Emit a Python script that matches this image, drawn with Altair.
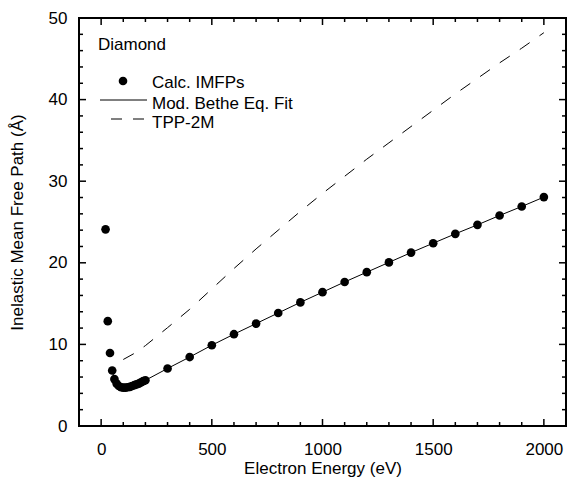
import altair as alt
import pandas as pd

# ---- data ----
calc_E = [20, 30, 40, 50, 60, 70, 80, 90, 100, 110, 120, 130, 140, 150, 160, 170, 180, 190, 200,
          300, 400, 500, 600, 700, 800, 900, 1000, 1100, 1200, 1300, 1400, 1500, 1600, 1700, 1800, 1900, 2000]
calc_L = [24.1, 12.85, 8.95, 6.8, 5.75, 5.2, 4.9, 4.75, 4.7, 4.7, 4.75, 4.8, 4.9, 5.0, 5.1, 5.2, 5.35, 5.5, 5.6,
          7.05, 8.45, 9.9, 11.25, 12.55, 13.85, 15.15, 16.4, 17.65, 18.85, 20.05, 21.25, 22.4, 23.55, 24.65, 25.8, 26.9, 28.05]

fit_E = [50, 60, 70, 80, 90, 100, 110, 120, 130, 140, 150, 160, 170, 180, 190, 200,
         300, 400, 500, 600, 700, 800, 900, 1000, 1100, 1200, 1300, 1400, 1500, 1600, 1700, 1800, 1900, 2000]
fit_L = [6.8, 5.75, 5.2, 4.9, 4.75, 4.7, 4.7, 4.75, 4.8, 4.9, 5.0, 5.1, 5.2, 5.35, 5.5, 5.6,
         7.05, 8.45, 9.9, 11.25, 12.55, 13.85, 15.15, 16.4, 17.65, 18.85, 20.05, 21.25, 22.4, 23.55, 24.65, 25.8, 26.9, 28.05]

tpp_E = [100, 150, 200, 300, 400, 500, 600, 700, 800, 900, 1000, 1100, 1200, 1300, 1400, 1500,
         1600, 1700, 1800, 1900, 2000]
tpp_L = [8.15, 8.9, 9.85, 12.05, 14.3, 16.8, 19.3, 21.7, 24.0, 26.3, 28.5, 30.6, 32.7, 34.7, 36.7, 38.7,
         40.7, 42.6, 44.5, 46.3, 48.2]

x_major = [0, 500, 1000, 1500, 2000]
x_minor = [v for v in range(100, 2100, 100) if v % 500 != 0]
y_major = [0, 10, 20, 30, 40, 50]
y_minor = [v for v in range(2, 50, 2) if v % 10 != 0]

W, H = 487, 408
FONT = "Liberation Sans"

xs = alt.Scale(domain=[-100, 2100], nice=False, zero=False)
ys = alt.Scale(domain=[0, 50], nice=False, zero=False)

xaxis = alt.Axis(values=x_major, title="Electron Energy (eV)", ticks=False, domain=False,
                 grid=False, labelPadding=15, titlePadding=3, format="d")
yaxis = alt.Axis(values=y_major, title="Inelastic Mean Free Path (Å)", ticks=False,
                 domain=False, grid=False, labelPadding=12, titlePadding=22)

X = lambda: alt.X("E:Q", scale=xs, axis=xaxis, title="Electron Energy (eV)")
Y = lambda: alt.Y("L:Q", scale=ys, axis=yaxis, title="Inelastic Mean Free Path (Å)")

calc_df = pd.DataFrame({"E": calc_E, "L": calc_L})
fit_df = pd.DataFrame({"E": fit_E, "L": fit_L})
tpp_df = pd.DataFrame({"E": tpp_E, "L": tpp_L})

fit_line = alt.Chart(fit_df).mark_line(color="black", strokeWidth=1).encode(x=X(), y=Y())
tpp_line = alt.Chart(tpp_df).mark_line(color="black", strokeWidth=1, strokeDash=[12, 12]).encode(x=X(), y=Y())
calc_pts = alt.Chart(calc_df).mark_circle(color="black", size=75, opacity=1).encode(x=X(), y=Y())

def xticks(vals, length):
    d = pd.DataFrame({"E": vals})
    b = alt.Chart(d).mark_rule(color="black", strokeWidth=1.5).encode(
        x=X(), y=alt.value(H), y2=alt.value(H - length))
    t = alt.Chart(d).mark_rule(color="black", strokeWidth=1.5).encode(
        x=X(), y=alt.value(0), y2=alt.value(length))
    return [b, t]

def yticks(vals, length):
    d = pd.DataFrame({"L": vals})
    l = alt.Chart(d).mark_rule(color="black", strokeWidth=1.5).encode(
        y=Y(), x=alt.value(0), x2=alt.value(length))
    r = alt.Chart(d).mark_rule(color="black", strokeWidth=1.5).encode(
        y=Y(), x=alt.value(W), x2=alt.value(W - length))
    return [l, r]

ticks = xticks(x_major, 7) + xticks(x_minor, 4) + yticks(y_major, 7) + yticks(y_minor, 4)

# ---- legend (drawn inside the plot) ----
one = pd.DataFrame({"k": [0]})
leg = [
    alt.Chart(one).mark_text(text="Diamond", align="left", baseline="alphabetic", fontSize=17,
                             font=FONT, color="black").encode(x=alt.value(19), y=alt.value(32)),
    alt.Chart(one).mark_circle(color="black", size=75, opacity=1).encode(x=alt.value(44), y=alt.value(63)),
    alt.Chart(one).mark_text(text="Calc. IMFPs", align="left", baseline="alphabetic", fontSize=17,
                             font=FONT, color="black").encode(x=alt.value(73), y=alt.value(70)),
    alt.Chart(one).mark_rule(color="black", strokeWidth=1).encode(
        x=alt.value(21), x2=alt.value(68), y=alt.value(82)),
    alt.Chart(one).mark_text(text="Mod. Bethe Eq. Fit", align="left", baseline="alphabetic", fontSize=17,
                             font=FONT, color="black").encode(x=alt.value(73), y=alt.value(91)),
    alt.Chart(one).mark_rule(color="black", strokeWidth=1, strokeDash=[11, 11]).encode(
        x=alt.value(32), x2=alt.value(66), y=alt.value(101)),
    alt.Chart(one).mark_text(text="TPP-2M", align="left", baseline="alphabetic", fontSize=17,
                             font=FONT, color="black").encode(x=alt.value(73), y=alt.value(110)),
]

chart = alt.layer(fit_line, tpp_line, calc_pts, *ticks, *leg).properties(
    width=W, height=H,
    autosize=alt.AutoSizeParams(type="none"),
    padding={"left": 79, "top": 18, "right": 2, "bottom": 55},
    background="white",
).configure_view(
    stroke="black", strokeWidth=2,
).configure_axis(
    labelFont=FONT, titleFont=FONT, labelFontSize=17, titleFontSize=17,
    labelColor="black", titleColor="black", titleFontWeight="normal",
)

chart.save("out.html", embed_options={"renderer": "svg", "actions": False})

## EXERCISE OBJECTIVE:
Write out again exactly the lines from the start of the data above through the line containing "import pandas as pd", inclusive, excluding any pictures.

## THE RESPONSE:
Emit a Python script that matches this image, drawn with Altair.
import altair as alt
import pandas as pd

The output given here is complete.